A 0% APR credit card can be one of the best ways to borrow money, particularly if you pay the balance back within the card’s introductory period. This period can last up to 18 months, and no interest will be charged on your purchases.

You need good to excellent credit — above 690 FICO — to qualify for a 0% card.

A personal line of credit is another alternative. These are most commonly offered by banks and are a hybrid between a loan and a credit card. Like a loan, a lender will need to approve your application, but like a credit card, you draw only what you need and pay interest only on the amount you use.

A line of credit is ideal for borrowers who aren’t sure what their total borrowing need will be. Those with good or excellent credit have the best chance at getting approved at the lowest rates.

How do I get a personal loan?

A strong credit profile gives you a better chance of qualifying for a personal loan and getting a lower interest rate. However, there are lenders who offer fair credit and bad credit loans.

Some lenders also prioritize alternative data, or anything not on your credit report, when evaluating applicants, including education, occupation and where you live.

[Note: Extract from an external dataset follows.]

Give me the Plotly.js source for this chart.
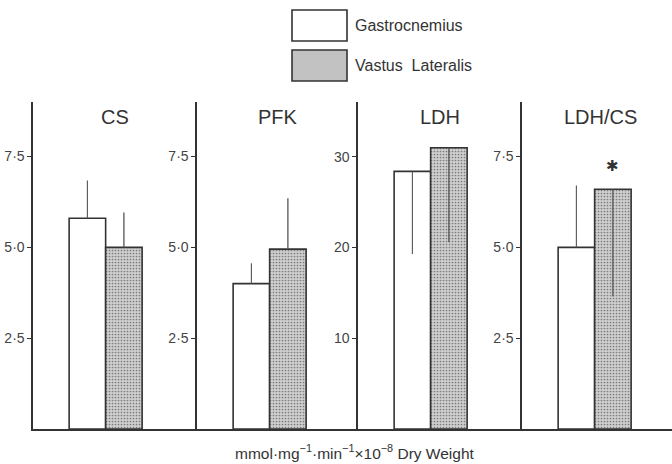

Applying for a personal loan

First, you'll want to pre-qualify with multiple lenders to compare offers. Pre-qualifying takes only a few minutes, and you’ll need to provide information like the loan’s purpose, the loan amount, desired monthly payment and your basic personal details.

After you’ve selected the best offer, you’ll gather documents for the formal application. This usually includes a photo ID, proof of address, proof of employment status, education history, financial information and your Social Security number.

Most lenders now have an entirely online application, so you can complete your application through a desktop or mobile device.

After you're approved, you could be funded as early as the same day.

Paying back a personal loan

Personal loans are like any other debt: You should have an understanding of how the monthly payments change your budget and a clear plan to pay off the loan.

This could mean revisiting your budget and adding in your monthly payment, as well as keeping an eye on any refinancing opportunities to take advantage of an even lower rate.